Tight Inventories Press Buyers Through '20
December 14, 2016
Home buyers face narrow options searching for homes in many markets, and will continue to face constrained supplies for at least four more years, writes Lawrence Yun, the chief economist for the National Association of REALTORS®, in his latest column at Forbes.com.
Inventories remain stubbornly low. At the end of October, there were 2.02 million homes listed for sale, which equates to about a 4.3-month supply. Yet, a balanced market should offer closer to a 6- to 7-month supply.
The low supplies have led to home prices outpacing Americans’ income growth for the past five consecutive years.

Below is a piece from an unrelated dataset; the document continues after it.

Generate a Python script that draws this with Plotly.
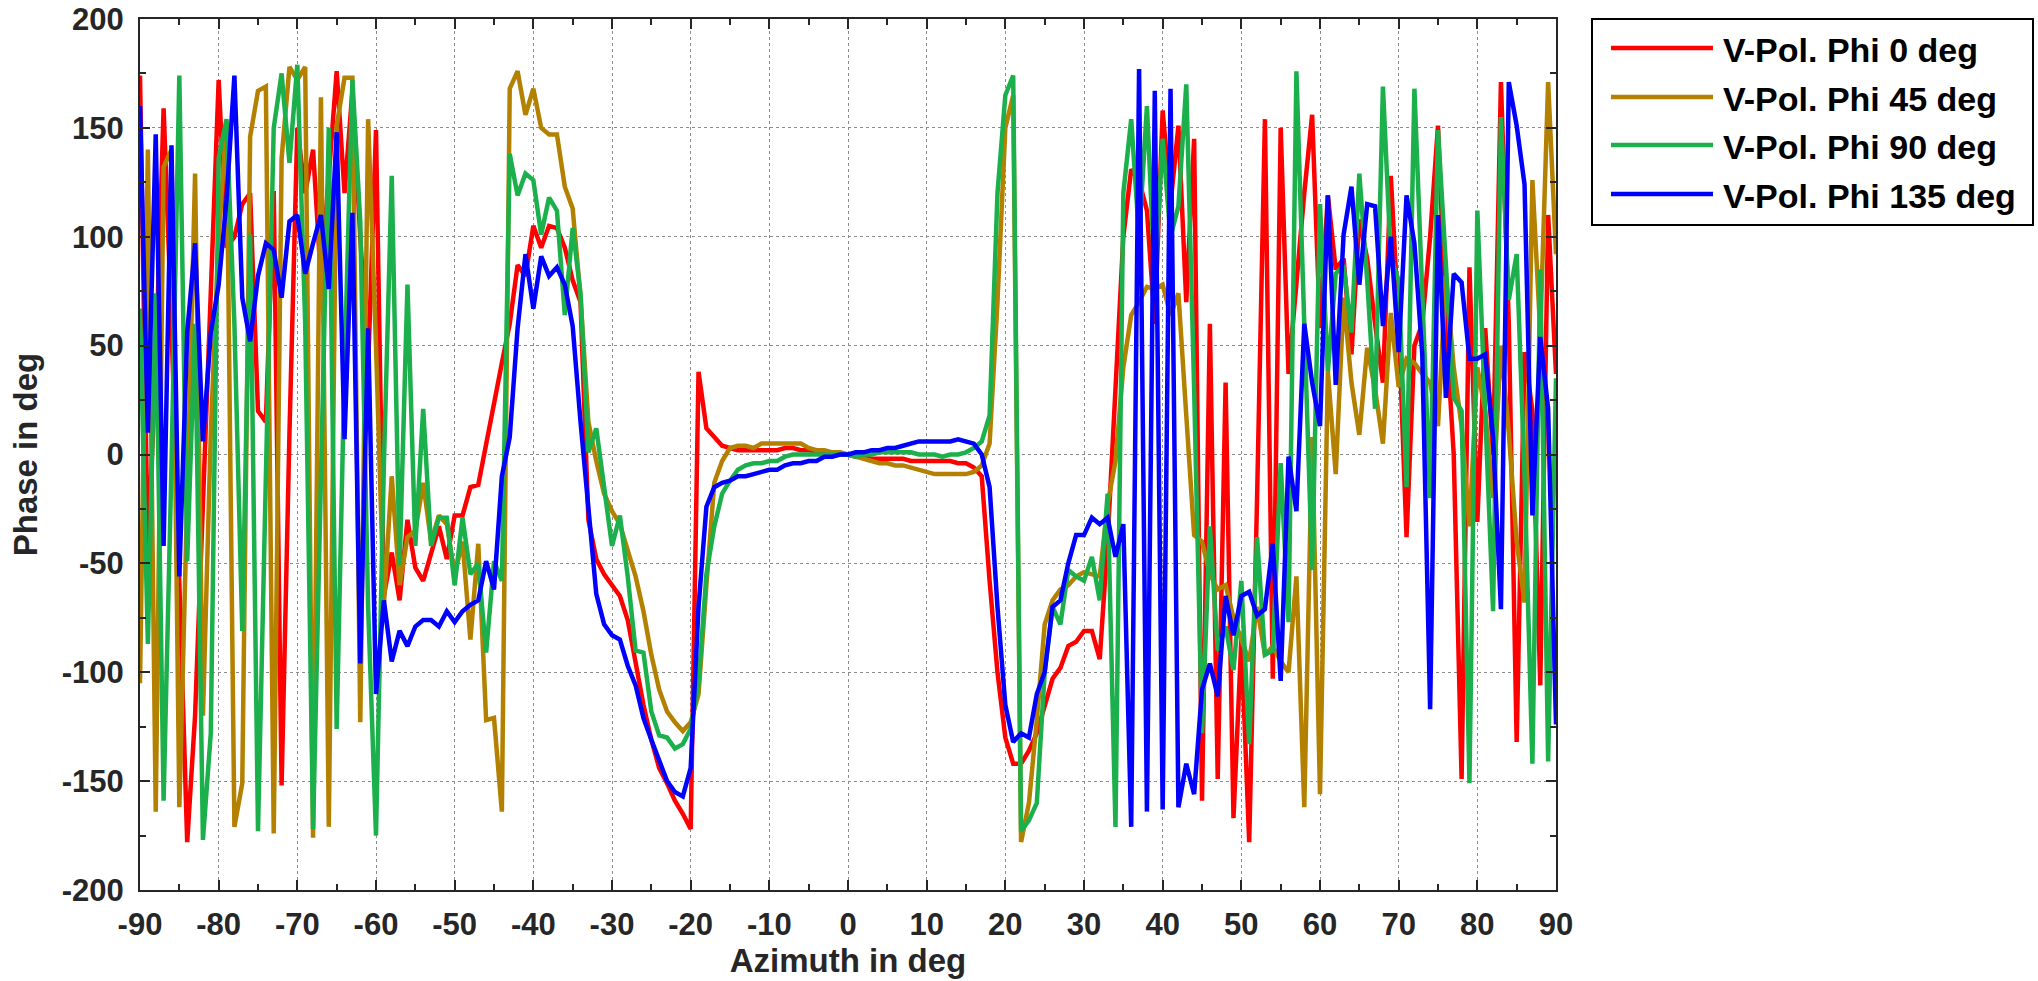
import plotly.graph_objects as go

# ---------------- data ----------------
azimuth_deg = list(range(-90, 91))

phase_phi0 = [
    174, -45, 40, 159, 60, -60, -178, -120, -20, 80,
    172, 95, 100, 115, 120, 20, 15, 121, -152, 10,
    150, 120, 140, 80, 130, 176, 120, 167, 100, 40,
    149, -65, -45, -67, -30, -52, -58, -45, -33, -48,
    -28, -28, -15, -14, 5, 25, 42, 60, 87, 82,
    105, 95, 105, 104, 95, 80, 70, -30, -48, -55,
    -60, -65, -76, -97, -115, -131, -144, -151, -159, -165,
    -172, 38, 12, 8, 4, 3, 2, 2, 2, 2,
    2, 2, 3, 3, 2, 2, 1, 1, 1, 0,
    0, -1, -1, -2, -2, -2, -2, -2, -3, -3,
    -3, -3, -3, -3, -4, -4, -6, -10, -58, -100,
    -130, -142, -142, -136, -128, -115, -103, -98, -88, -86,
    -81, -81, -94, -40, 30, 100, 131, 126, 112, 60,
    158, 115, 151, 70, 145, -159, 60, -149, 33, -167,
    -85, -178, -20, 154, -103, 150, 37, 80, 120, 156,
    58, 119, 85, 90, 46, 108, 90, 60, 33, 128,
    60, -38, 50, 60, 100, 151, 60, 0, -149, 86,
    -31, 58, 0, 171, 60, -132, 47, 20, -106, 110,
    37,
]

phase_phi45 = [
    -105, 140, -164, 132, 140, -162, -20, 129, -120, 10,
    100, 153, -171, -151, 146, 167, 169, -174, 136, 178,
    172, 178, -176, 164, -171, 151, 173, 173, -123, 154,
    50, -69, -10, -60, -38, -35, -13, -40, -28, -32,
    -55, -40, -85, -41, -122, -121, -164, 168, 176, 156,
    168, 150, 147, 147, 123, 113, 72, 15, -3, -18,
    -26, -32, -44, -56, -72, -92, -108, -118, -123, -127,
    -123, -110, -60, -13, -3, 3, 4, 4, 3, 5,
    5, 5, 5, 5, 5, 3, 2, 2, 1, 1,
    0, -1, -2, -3, -4, -4, -5, -5, -6, -7,
    -8, -9, -9, -9, -9, -9, -8, -5, 5, 70,
    150, 165, -178, -160, -122, -78, -67, -62, -60, -56,
    -54, -55, -56, -23, -3, 40, 64, 70, 77, 76,
    78, 64, 74, 18, -37, -40, -55, -62, -60, -75,
    -85, -95, -70, -92, -88, -95, -100, -56, -162, 8,
    -156, 38, -9, 72, 33, 9, 49, 30, 5, 65,
    31, 44, 42, 37, 33, 13, 82, 40, 13, -33,
    40, 20, -20, 50, 10, -40, -68, 126, 56, 171,
    92,
]

phase_phi90 = [
    67, -87, 74, -159, -5, 174, -49, 60, -177, -128,
    136, 154, 60, -81, 101, -173, -10, 150, 175, 134,
    179, 60, -172, -20, 150, -126, 40, 172, 107, -70,
    -175, -5, 128, -51, 78, -42, 21, -42, -29, -29,
    -60, -29, -55, -50, -91, -49, -58, 138, 119, 129,
    126, 101, 118, 112, 64, 104, 74, 1, 12, -15,
    -42, -28, -56, -90, -91, -118, -129, -130, -135, -133,
    -126, -105, -55, -33, -18, -12, -7, -5, -4, -4,
    -3, -3, -1, 0, 0, 0, 0, 0, 0, 0,
    0, -1, 0, 0, 1, 1, 1, 1, 1, 0,
    0, 0, -1, 0, 0, 1, 3, 6, 18, 120,
    165, 174, -173, -168, -160, -100, -70, -78, -53, -56,
    -58, -47, -67, -18, -171, 120, 154, 100, 160, 80,
    145, 100, 114, 170, 30, -128, -33, -90, -79, -99,
    -58, -133, -38, -92, -90, -4, -77, 176, 60, -53,
    115, 38, 83, 87, 56, 129, 80, 21, 169, 90,
    80, -15, 168, 80, -20, 149, 90, 26, 20, -151,
    112, 20, -72, 155, 71, 92, -10, -142, 85, -141,
    35,
]

phase_phi135 = [
    160, 10, 147, -42, 142, -56, 56, 97, 6, 56,
    78, 117, 174, 72, 52, 82, 97, 94, 72, 107,
    110, 83, 97, 110, 76, 148, 7, 111, -96, 58,
    -110, -67, -95, -81, -88, -79, -76, -76, -79, -72,
    -77, -72, -69, -67, -49, -62, -10, 8, 58, 92,
    67, 91, 82, 86, 78, 59, 15, -25, -64, -78,
    -83, -85, -97, -106, -121, -131, -141, -150, -155, -157,
    -144, -70, -24, -15, -13, -12, -10, -10, -9, -8,
    -7, -7, -5, -4, -4, -3, -3, -1, -1, 0,
    0, 1, 1, 2, 2, 3, 3, 4, 5, 6,
    6, 6, 6, 6, 7, 6, 5, 0, -15, -70,
    -115, -132, -128, -130, -110, -100, -70, -67, -50, -37,
    -37, -29, -32, -29, -47, -32, -171, 177, -164, 167,
    -163, 168, -162, -142, -156, -108, -96, -111, -65, -83,
    -65, -63, -74, -71, -41, -104, -1, -26, 60, 33,
    13, 119, 32, 101, 123, 78, 115, 114, 59, 100,
    47, 119, 97, 46, -117, 110, 26, 83, 79, 44,
    44, 46, 8, -71, 171, 151, 124, -28, 54, 21,
    -124,
]

series_names = ["V-Pol. Phi 0 deg", "V-Pol. Phi 45 deg",
                "V-Pol. Phi 90 deg", "V-Pol. Phi 135 deg"]
series_values = [phase_phi0, phase_phi45, phase_phi90, phase_phi135]

x_tick_values = [-90, -80, -70, -60, -50, -40, -30, -20, -10, 0, 10, 20, 30, 40, 50, 60, 70, 80, 90]
x_tick_labels = ["-90", "-80", "-70", "-60", "-50", "-40", "-30", "-20", "-10", "0",
                 "10", "20", "30", "40", "50", "60", "70", "80", "90"]
y_tick_values = [-200, -150, -100, -50, 0, 50, 100, 150, 200]
y_tick_labels = ["-200", "-150", "-100", "-50", "0", "50", "100", "150", "200"]

x_title = "Azimuth in deg"
y_title = "Phase in deg"

for s in series_values:
    assert len(s) == len(azimuth_deg)

# ---------------- style ----------------
W, H = 2038, 981
L, R, T, B = 140, 1556, 19, 890
colors = ["#ff0000", "#b38000", "#1cb04c", "#0000ff"]
axis_col = "#262626"
FONT = "Liberation Sans, Arial, sans-serif"

fig = go.Figure()
for name, vals, col in zip(series_names, series_values, colors):
    fig.add_trace(go.Scatter(x=azimuth_deg, y=vals, mode="lines", name=name,
                             line=dict(color=col, width=4.5), showlegend=False))

common_axis = dict(
    showline=True, linecolor=axis_col, linewidth=2, mirror="allticks",
    ticks="inside", ticklen=10, tickwidth=2, tickcolor=axis_col,
    showgrid=True, gridcolor="#8c8c8c", gridwidth=1, griddash="dot",
    zeroline=False,
    tickfont=dict(family=FONT, size=31, color=axis_col, weight="bold"),
)

fig.update_xaxes(
    range=[-90, 90], tickmode="array", tickvals=x_tick_values, ticktext=x_tick_labels,
    minor=dict(dtick=5, tick0=0, ticks="inside", ticklen=6, tickwidth=2,
               tickcolor=axis_col, showgrid=False),
    ticklabelstandoff=6,
    title=dict(text=x_title, standoff=6,
               font=dict(family=FONT, size=33, color=axis_col, weight="bold")),
    **common_axis)
fig.update_yaxes(
    range=[-200, 200], tickmode="array", tickvals=y_tick_values, ticktext=y_tick_labels,
    minor=dict(dtick=25, tick0=0, ticks="inside", ticklen=6, tickwidth=2,
               tickcolor=axis_col, showgrid=False),
    ticklabelstandoff=8,
    title=dict(text=y_title, standoff=14,
               font=dict(family=FONT, size=33, color=axis_col, weight="bold")),
    **common_axis)

# ---------------- custom legend (long line samples like the original) ----------------
def px_x(p):
    return (p - L) / (R - L)


def px_y(p):
    return (B - p) / (B - T)


fig.add_shape(type="rect", xref="paper", yref="paper",
              x0=px_x(1592), x1=px_x(2033), y0=px_y(225), y1=px_y(19),
              line=dict(color="#000000", width=2), fillcolor="white", layer="above")
row_y = [48, 97, 145, 194]
for name, col, yy in zip(series_names, colors, row_y):
    fig.add_shape(type="line", xref="paper", yref="paper",
                  x0=px_x(1611), x1=px_x(1713), y0=px_y(yy), y1=px_y(yy),
                  line=dict(color=col, width=4.5), layer="above")
    fig.add_annotation(xref="paper", yref="paper", x=px_x(1721), y=px_y(yy + 2),
                       xanchor="left", yanchor="middle", showarrow=False,
                       text=name, font=dict(family=FONT, size=34, color="#000000", weight="bold"))

fig.update_layout(
    width=W, height=H,
    margin=dict(l=L, r=W - R, t=T, b=H - B, autoexpand=False),
    paper_bgcolor="white", plot_bgcolor="white",
    showlegend=False,
)

fig.write_html("out.html")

From 2011 to 2016, the median home price has increased by 42 percent compared to the median household income gain of only 17 percent.
“Such disparity hurts affordability and is unsustainable over the long haul,” Yun writes.
More homes for sale are needed and home builders are the key, Yun notes.
“It cannot be a simple case of existing homeowners listing their home,” Yun adds. “Keep in mind that nearly all home sellers are also home buyers, and thereby not truly providing a net increase to the inventory.”
Instead, home builders need to ramp up construction, and investors who purchased homes to rent out need to unload those rental properties onto the market, Yun says.
With landlords still able to command high prices, Yun says it’s doubtful investors will sell their single-family rentals anytime soon. As such, any substantial gains in inventories likely will rest on home builders.
Economists say about 1.1 to 1.2 million net new households are formed each year. Further, about 300,000 to 400,000 older, uninhabitable homes are demolished. As such, new-home construction needs to be around 1.5 million per year to keep pace, Yun’s research shows.
However, from 2007 to 2016, the average new-home construction has hovered around 870,000 per year.
In total, Yun estimates the country is short by 8.3 million housing units.
“The bottom line is that we need a few years of above-normal construction activity, say 1.7 million housing starts per year,” Yun notes. “Only then will we see a slight rise in vacancy rates to help lessen the rent growth pressure and bring the inventory of homes for sale to a more balanced market.”